JOB
Go through the data below. Pull out every line that has the word "this".

[Plotting code records]
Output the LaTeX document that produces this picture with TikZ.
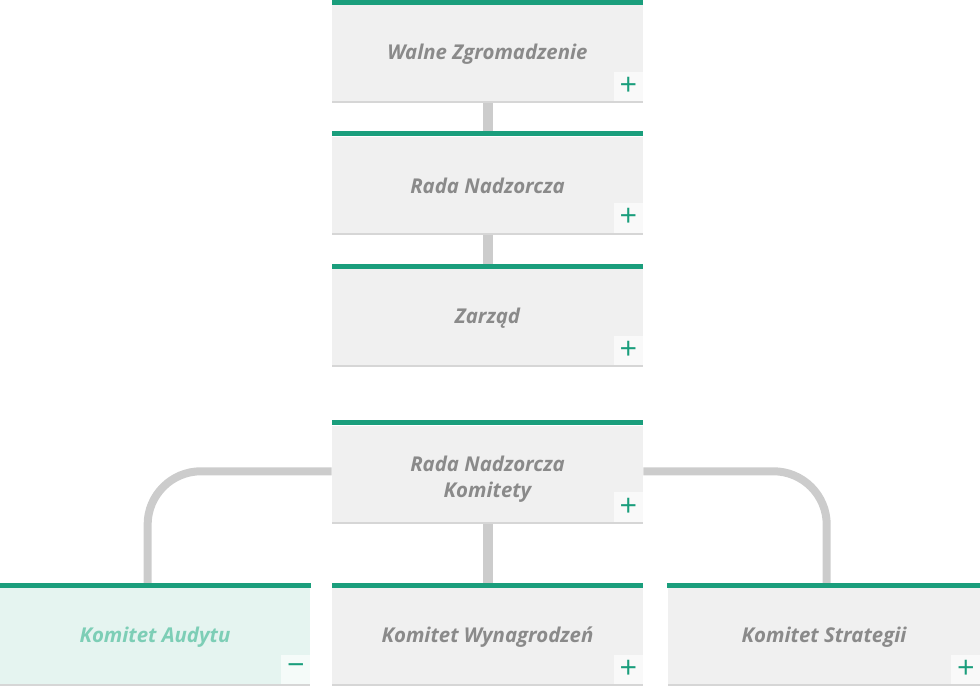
\documentclass[tikz,border=0pt]{standalone}
\usepackage{fontspec}
\setmainfont{Open Sans}
\usetikzlibrary{positioning,backgrounds}

\definecolor{accent}{RGB}{26,158,124}
\definecolor{boxgray}{RGB}{240,240,240}
\definecolor{textgray}{RGB}{138,138,138}
\definecolor{linegray}{RGB}{204,204,204}
\definecolor{shadowgray}{RGB}{214,214,214}
\definecolor{plusfill}{RGB}{249,249,249}
\definecolor{mintfill}{RGB}{229,244,240}
\definecolor{minttext}{RGB}{125,206,182}

\begin{document}
\begin{tikzpicture}[
            x=0.75pt, y=-0.75pt,
            node distance=24.75pt,
            every node/.style={font=\bfseries\itshape\fontsize{15.3}{19.5}\selectfont},
            unit/.style={
                rectangle,
                fill=boxgray,
                text=textgray,
                inner sep=0pt,
                align=center,
                minimum width=233.25pt,
                minimum height=73.5pt,
                path picture={
                    \fill[shadowgray] (path picture bounding box.south west) rectangle ([yshift=1.5pt]path picture bounding box.south east);
                },
                append after command={
                    \pgfextra{\fill[accent] (\tikzlastnode.north west) rectangle ([yshift=3.75pt]\tikzlastnode.north east);}
                }
            },
            toggle/.style={
                rectangle,
                fill=plusfill,
                text=accent,
                inner sep=0pt,
                minimum size=22pt,
                font=\fontsize{23}{23}\selectfont
            },
            link/.style={draw=linegray, line width=7.5pt},
            curve/.style={draw=linegray, line width=6pt, rounded corners=40pt}
        ]
        \useasboundingbox (0,0) rectangle (980,686);

        % Nodes
        \node[unit] (walne) at (487.5,54) {Walne Zgromadzenie};
        \node[unit, below=of walne] (rada) {Rada Nadzorcza};
        \node[unit, below=25.5pt of rada] (zarzad) {Zarząd};
        \node[unit, below=43.5pt of zarzad] (komitety) {\raisebox{-3.4pt}[\height][\depth]{\begin{tabular}{@{}c@{}}Rada Nadzorcza\\Komitety\end{tabular}}};
        \node[unit, below=48pt of komitety] (wynagr) {Komitet Wynagrodzeń};
        \node[unit, fill=mintfill, text=minttext, left=15.75pt of wynagr] (audyt) {Komitet Audytu};
        \node[unit, minimum width=234.75pt, right=18pt of wynagr] (strategia) {Komitet Strategii};

        % Toggles
        \node[toggle, anchor=south east] (t1) at ([yshift=1.5pt]walne.south east) {+};
        \node[toggle, anchor=south east] (t2) at ([yshift=1.5pt]rada.south east) {+};
        \node[toggle, anchor=south east] (t3) at ([yshift=1.5pt]zarzad.south east) {+};
        \node[toggle, anchor=south east] (t4) at ([yshift=1.5pt]komitety.south east) {+};
        \node[toggle, anchor=south east] (t5) at ([yshift=1.5pt]wynagr.south east) {+};
        \node[toggle, fill=white!60!mintfill, anchor=south east] (t6) at ([yshift=1.5pt]audyt.south east) {−};
        \node[toggle, anchor=south east] (t7) at ([yshift=1.5pt]strategia.south east) {+};

        % Connectors
        \begin{scope}[on background layer]
        \draw[link] (walne) -- (rada);
        \draw[link] (rada) -- (zarzad);
        \draw[link] (komitety) -- (wynagr);
        \draw[curve] ([yshift=2.5pt]komitety.west) -| ([xshift=-5.5pt]audyt.north);
        \draw[curve] ([yshift=2.5pt]komitety.east) -| ([xshift=2pt]strategia.north);
        \end{scope}

        \end{tikzpicture}
\end{document}
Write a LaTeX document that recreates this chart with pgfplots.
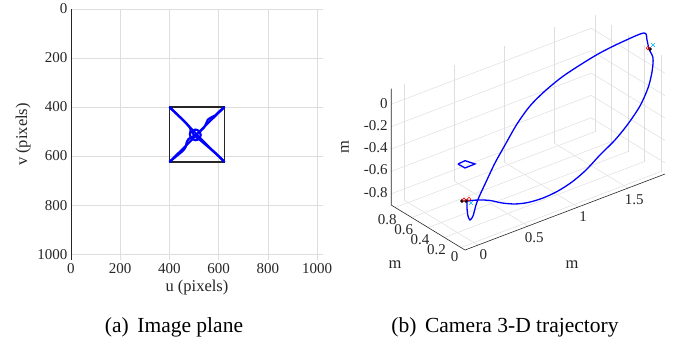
\documentclass[border=0pt]{standalone}
\usepackage{pgfplots}
\pgfplotsset{compat=1.18}
\usepackage{fontspec}
\setmainfont{Liberation Serif}
\definecolor{axgray}{gray}{0.15}
\definecolor{gridgray}{gray}{0.87}
\begin{document}
\begin{tikzpicture}
\useasboundingbox (0,0) rectangle (681pt,344pt);
% ---------------- (a) image plane
\begin{axis}[
 at={(197pt,209.5pt)}, anchor=center,
 scale only axis, width=252pt, height=251pt,
 xmin=0, xmax=1024, ymin=0, ymax=1024, y dir=reverse,
 xtick={0,200,400,600,800,1000}, ytick={0,200,400,600,800,1000},
 grid=major, major grid style={gridgray, line width=0.5pt},
 axis line style={draw=none},
 major tick length=0pt,
 tick label style={font=\fontsize{15}{17}\selectfont, text=axgray},
 label style={font=\fontsize{16.5}{19}\selectfont, text=axgray},
 /pgf/number format/assume math mode=true,
 /pgf/number format/1000 sep={},
 xlabel={u (pixels)}, ylabel={v (pixels)},
]
\draw[axgray, line width=0.6pt] (axis cs:0,0) -- (axis cs:0,1024) -- (axis cs:1024,1024);
\addplot[black!85, line width=1.4pt] coordinates {(400,400)(624,400)(624,624)(400,624)(400,400)};
\addplot[blue, line width=2.2pt, smooth] coordinates {(624,400)(600,420)(585,435)(570,442)(556,452)(549,468)(540,484)(525,498)(508,512)(492,522)(478,530)(470,545)(466,562)(455,578)(430,599)(400,624)};
\addplot[blue, line width=2.2pt] coordinates {(624,400)(560,462)(515,508)(470,555)(400,624)};
\addplot[blue, line width=2.2pt, smooth] coordinates {(400,400)(440,438)(470,468)(486,490)(483,512)(490,528)(505,535)(520,530)(527,514)(520,498)(505,492)(494,500)(500,515)(525,535)(560,565)(600,600)(624,624)};
\addplot[blue, line width=2.2pt] coordinates {(624,624)(560,562)(520,522)(500,500)(460,458)(400,400)};
\end{axis}
\node[font=\fontsize{21.5}{24}\selectfont] at (174pt,17pt) {(a)\hspace{0.4em}Image plane};
% ---------------- (b) 3-D trajectory
\begin{axis}[
 at={(473.9pt,202.2pt)}, anchor=origin,
 x={(100pt,38pt)}, y={(-82pt,50pt)}, z={(0pt,112pt)},
 xmin=-0.13, xmax=1.87, ymin=-0.05, ymax=0.85, zmin=-0.9, zmax=0.14,
 xtick={0,0.5,1,1.5}, ytick={0,0.2,0.4,0.6,0.8}, ztick={-0.8,-0.6,-0.4,-0.2,0},
 grid=major, major grid style={gridgray, line width=0.5pt},
 axis line style={draw=none}, clip=false,
 major tick length=0pt,
 tick label style={font=\fontsize{15}{17}\selectfont, text=axgray},
 /pgf/number format/assume math mode=true,
]
\draw[axgray, line width=0.6pt] (axis cs:1.87,-0.05,-0.9) -- (axis cs:-0.13,-0.05,-0.9) -- (axis cs:-0.13,0.85,-0.9) -- (axis cs:-0.13,0.85,0.14);
\addplot3[blue, line width=1.3pt, smooth] coordinates {
(0.013,0.1,-0.578)(0.013,0.1,-0.640)(0.023,0.1,-0.715)(0.043,0.1,-0.757)(0.073,0.1,-0.732)
(0.103,0.1,-0.644)(0.133,0.1,-0.583)(0.203,0.1,-0.472)(0.293,0.1,-0.333)(0.393,0.1,-0.207)
(0.513,0.1,-0.060)(0.643,0.1,0.057)(0.793,0.1,0.140)(0.963,0.1,0.207)(1.143,0.1,0.253)
(1.343,0.1,0.293)(1.563,0.1,0.316)(1.783,0.1,0.322)(1.813,0.1,0.249)(1.833,0.1,0.162)
(1.873,0.1,0.068)(1.863,0.1,-0.053)(1.823,0.1,-0.183)(1.743,0.1,-0.316)(1.623,0.1,-0.436)
(1.493,0.1,-0.535)(1.343,0.1,-0.618)(1.203,0.1,-0.705)(1.063,0.1,-0.764)(0.923,0.1,-0.797)
(0.773,0.1,-0.809)(0.623,0.1,-0.798)(0.493,0.1,-0.767)(0.363,0.1,-0.714)(0.243,0.1,-0.651)
(0.123,0.1,-0.606)(0.013,0.1,-0.578)};
\addplot3[blue, line width=1.3pt] coordinates {(-0.077,0.1,-0.217)(-0.007,0.1,-0.211)(0.093,0.1,-0.274)(-0.007,0.1,-0.276)(-0.077,0.1,-0.217)};
\addplot3[only marks, mark=x, cyan, mark size=2.5pt] coordinates {(0.053,0.1,-0.609)(1.873,0.1,0.184)};
\addplot3[only marks, mark=*, black, mark size=1.6pt] coordinates {(-0.037,0.1,-0.561)(0.003,0.1,-0.574)(1.843,0.1,0.159)};
\addplot3[only marks, mark=o, red, mark size=1.8pt, line width=0.6pt] coordinates {(-0.017,0.1,-0.558)(0.033,0.1,-0.567)(1.823,0.1,0.174)};
\end{axis}
\node[font=\fontsize{16.5}{19}\selectfont, text=axgray] at (572pt,79pt) {m};
\node[font=\fontsize{16.5}{19}\selectfont, text=axgray] at (395pt,79pt) {m};
\node[font=\fontsize{16.5}{19}\selectfont, text=axgray, rotate=90] at (345pt,197pt) {m};
\node[font=\fontsize{21.5}{24}\selectfont] at (505pt,17pt) {(b)\hspace{0.4em}Camera 3-D trajectory};
\end{tikzpicture}
\end{document}
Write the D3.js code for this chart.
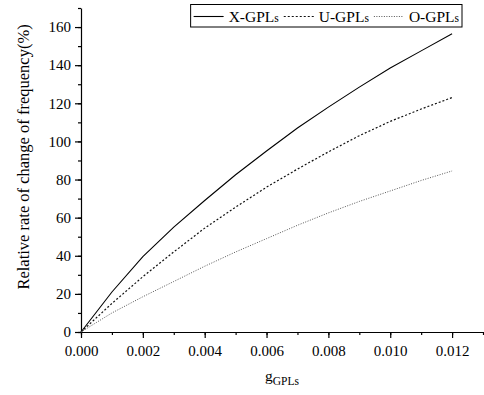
<!DOCTYPE html>
<html>
<head>
<meta charset="utf-8">
<script src="https://cdn.jsdelivr.net/npm/d3@7"></script>
<style>
  body { margin: 0; background: #fff; }
  svg { display: block; font-family: "Liberation Serif", "DejaVu Serif", serif; }
</style>
</head>
<body>
<div class="chart"></div>
<script>
var width = 484;
var height = 395;

// data
var g_values = [0, 0.001, 0.002, 0.003, 0.004, 0.005, 0.006, 0.007, 0.008, 0.009, 0.010, 0.011, 0.012];
var x_gpls = [0, 21, 39.5, 55, 69, 82.5, 95, 107, 118, 128.5, 138.5, 147.5, 156.5];
var u_gpls = [0, 15, 29, 42, 54.5, 65.5, 76, 85.5, 94.5, 103, 110.5, 117, 123];
var o_gpls = [0, 10, 18.5, 26.5, 34.5, 42, 49, 56, 62.5, 68.5, 74, 79.5, 84.5];
var series_names = ["X-GPLs", "U-GPLs", "O-GPLs"];
var x_ticks = [0, 0.002, 0.004, 0.006, 0.008, 0.010, 0.012];
var y_ticks = [0, 20, 40, 60, 80, 100, 120, 140, 160];

var margin = { top: 8, right: 1, bottom: 63, left: 81 };

var svg = d3.select(".chart").append("svg")
    .attr("width", width)
    .attr("height", height);

var x_scale = d3.scaleLinear()
    .domain([0, 0.013])
    .range([margin.left, width - margin.right]);

var y_scale = d3.scaleLinear()
    .domain([0, 170])
    .range([height - margin.bottom, margin.top]);

// minor ticks
var x_minor = d3.range(0, 0.0131, 0.001);
var y_minor = d3.range(0, 171, 10);

svg.append("g")
    .attr("transform", "translate(0," + (height - margin.bottom) + ")")
    .call(d3.axisBottom(x_scale).tickValues(x_minor).tickSize(3).tickFormat(""))
    .call(g => g.select(".domain").remove());

svg.append("g")
    .attr("transform", "translate(" + margin.left + ",0)")
    .call(d3.axisLeft(y_scale).tickValues(y_minor).tickSize(3).tickFormat(""))
    .call(g => g.select(".domain").remove());

// major axes
var x_axis = svg.append("g")
    .attr("transform", "translate(0," + (height - margin.bottom) + ")")
    .call(d3.axisBottom(x_scale).tickValues(x_ticks).tickSize(6).tickSizeOuter(0).tickPadding(7).tickFormat(d3.format(".3f")));

var y_axis = svg.append("g")
    .attr("transform", "translate(" + margin.left + ",0)")
    .call(d3.axisLeft(y_scale).tickValues(y_ticks).tickSize(6).tickSizeOuter(0).tickPadding(4));

svg.selectAll(".tick text")
    .attr("font-family", "Liberation Serif")
    .attr("font-size", "15px")
    .attr("fill", "#000");
svg.selectAll(".domain, .tick line").attr("stroke", "#000").attr("stroke-width", 1.2);

// lines
var series = [
    { name: series_names[0], values: x_gpls, color: "#000", dash: null, width: 1.1 },
    { name: series_names[1], values: u_gpls, color: "#111", dash: "2,2", width: 1.2 },
    { name: series_names[2], values: o_gpls, color: "#555", dash: "1,1.5", width: 1 }
];

var line = d3.line()
    .curve(d3.curveLinear)
    .x((d, i) => x_scale(g_values[i]))
    .y(d => y_scale(d));

svg.append("g").selectAll("path")
    .data(series)
    .enter()
    .append("path")
    .attr("d", d => line(d.values))
    .attr("fill", "none")
    .attr("stroke", d => d.color)
    .attr("stroke-width", d => d.width)
    .attr("stroke-dasharray", d => d.dash);

// legend (laid out from 0, then moved so the box ends near the right edge)
var legend = svg.append("g");
var leg_box = legend.append("rect")
    .attr("fill", "#fff")
    .attr("stroke", "#000")
    .attr("stroke-width", 1);

var lx = 3;
var ly = 16.5;
series.forEach(function(s) {
    legend.append("line")
        .attr("x1", lx).attr("x2", lx + 30)
        .attr("y1", ly).attr("y2", ly)
        .attr("stroke", s.color)
        .attr("stroke-width", s.width)
        .attr("stroke-dasharray", s.dash);
    var t = legend.append("text")
        .attr("x", lx + 35)
        .attr("y", ly + 5)
        .attr("font-size", "15.5px");
    t.append("tspan").text(s.name.slice(0, -1));
    t.append("tspan").attr("font-size", "11.5px").text("s");
    lx = lx + 35 + t.node().getComputedTextLength() + 5;
});
leg_box.attr("x", 0).attr("y", 4.5).attr("width", lx - 2).attr("height", 22.5);
legend.attr("transform", "translate(" + (462 - (lx - 2)) + ",0)");

// axis titles
var x_title = svg.append("text")
    .attr("x", 265)
    .attr("y", 381)
    .attr("font-size", "15.5px");
x_title.append("tspan").text("g");
x_title.append("tspan").attr("font-size", "11.5px").attr("dy", 4).text("GPLs");

svg.append("text")
    .attr("transform", "translate(29," + 157 + ") rotate(-90)")
    .attr("text-anchor", "middle")
    .attr("font-size", "16.5px")
    .text("Relative rate of change of frequency(%)");
</script>
</body>
</html>
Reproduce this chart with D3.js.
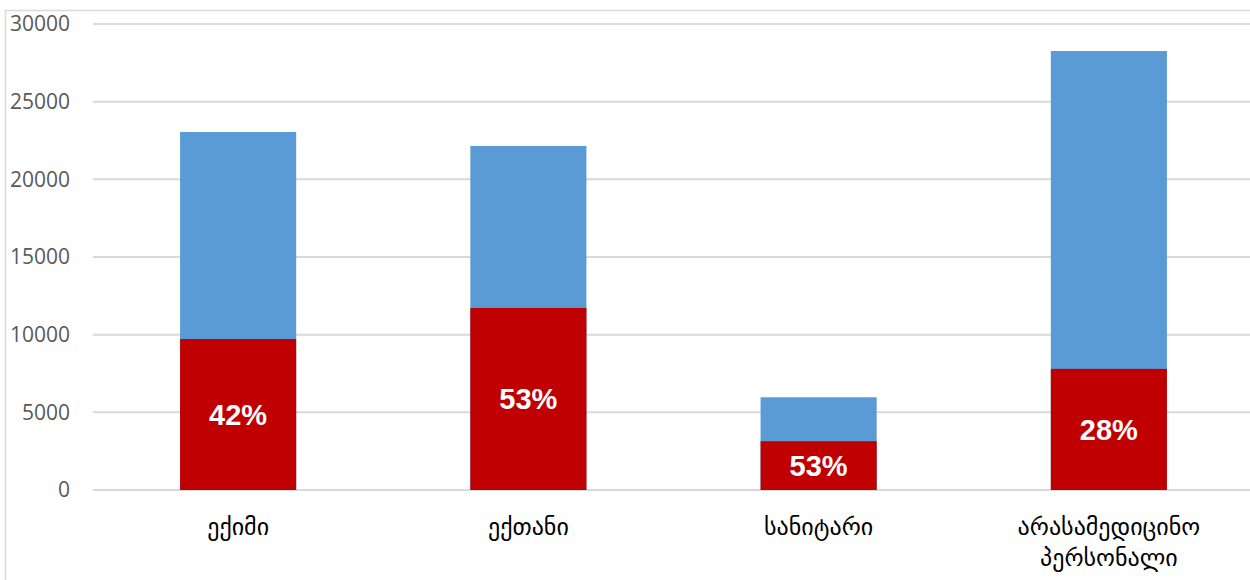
<!DOCTYPE html>
<html>
<head>
<meta charset="utf-8">
<script src="https://cdn.jsdelivr.net/npm/d3@7"></script>
<style>
  body { margin: 0; background: #fff; }
</style>
</head>
<body>
<script>
// chart data
var categories = ["ექიმი", "ექთანი", "სანიტარი", "არასამედიცინო პერსონალი"];
var totals = [23050, 22150, 5970, 28260];
var redValues = [9720, 11720, 3140, 7800];
var percentLabels = ["42%", "53%", "53%", "28%"];
var yTicks = [0, 5000, 10000, 15000, 20000, 25000, 30000];

function init() {
    var w = 1250;
    var h = 580;

    var svg = d3.select("body")
                .append("svg")
                .attr("width", w)
                .attr("height", h);

    // outer frame (only left and top show inside the picture)
    svg.append("rect")
        .attr("x", 5.5)
        .attr("y", 10.5)
        .attr("width", w + 20)
        .attr("height", h + 20)
        .attr("fill", "none")
        .attr("stroke", "#d9d9d9")
        .attr("stroke-width", 1.5);

    var xScale = d3.scaleBand()
                    .domain(categories)
                    .range([93, 1254])
                    .paddingInner(0.6)
                    .paddingOuter(0.3);

    var yScale = d3.scaleLinear()
                    .domain([0, 30000])
                    .range([490, 24]);

    // gridlines
    svg.append("g")
        .selectAll("line")
        .data(yTicks)
        .enter()
        .append("line")
        .attr("x1", 93)
        .attr("x2", w)
        .attr("y1", d => yScale(d))
        .attr("y2", d => yScale(d))
        .attr("stroke", "#d9d9d9")
        .attr("stroke-width", 2);

    // y axis labels
    var yAxis = d3.axisLeft(yScale)
                  .tickValues(yTicks)
                  .tickFormat(d3.format("d"))
                  .tickSize(0)
                  .tickPadding(0);
    var gy = svg.append("g")
        .attr("transform", "translate(70,0)")
        .call(yAxis);
    gy.select(".domain").remove();
    gy.selectAll("text")
        .attr("font-family", "Open Sans, sans-serif")
        .attr("font-size", 21)
        .attr("fill", "#595959");

    // blue (total) bars
    svg.selectAll("rect.total")
        .data(totals)
        .enter()
        .append("rect")
        .attr("class", "total")
        .attr("x", (d, i) => xScale(categories[i]))
        .attr("y", d => yScale(d))
        .attr("width", xScale.bandwidth())
        .attr("height", d => yScale(0) - yScale(d))
        .attr("fill", "#5b9bd5");

    // red bars
    svg.selectAll("rect.part")
        .data(redValues)
        .enter()
        .append("rect")
        .attr("class", "part")
        .attr("x", (d, i) => xScale(categories[i]))
        .attr("y", d => yScale(d))
        .attr("width", xScale.bandwidth())
        .attr("height", d => yScale(0) - yScale(d))
        .attr("fill", "#c00000");

    // percent labels
    svg.selectAll("text.pct")
        .data(redValues)
        .enter()
        .append("text")
        .attr("class", "pct")
        .attr("x", (d, i) => xScale(categories[i]) + xScale.bandwidth() / 2)
        .attr("y", d => (yScale(d) + yScale(0)) / 2)
        .attr("dy", "0.36em")
        .attr("text-anchor", "middle")
        .attr("font-family", "Liberation Sans, Arial, sans-serif")
        .attr("font-weight", "bold")
        .attr("font-size", 29)
        .attr("fill", "#ffffff")
        .text((d, i) => percentLabels[i]);

    // category labels, wrapped on spaces
    categories.forEach(function(c) {
        var words = c.split(" ");
        var t = svg.append("text")
            .attr("x", xScale(c) + xScale.bandwidth() / 2)
            .attr("y", 535)
            .attr("text-anchor", "middle")
            .attr("font-family", "DejaVu Sans, sans-serif")
            .attr("font-size", 24)
            .attr("fill", "#000");
        words.forEach(function(wd, j) {
            t.append("tspan")
             .attr("x", xScale(c) + xScale.bandwidth() / 2)
             .attr("dy", j === 0 ? 0 : 31)
             .text(wd);
        });
    });
}
window.onload = init;
</script>
</body>
</html>
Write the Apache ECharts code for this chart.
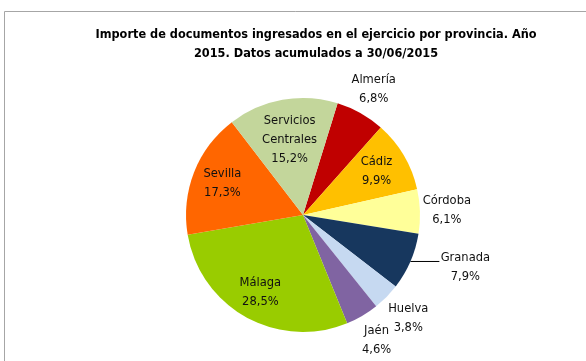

SOLUTION TO THE EXERCISE
Output the LaTeX document that produces this picture with TikZ.
Write a LaTeX document that recreates this chart with pgfplots.
Write the D3.js code for this chart.
Reproduce this chart with D3.js.
Write the Apache ECharts code for this chart.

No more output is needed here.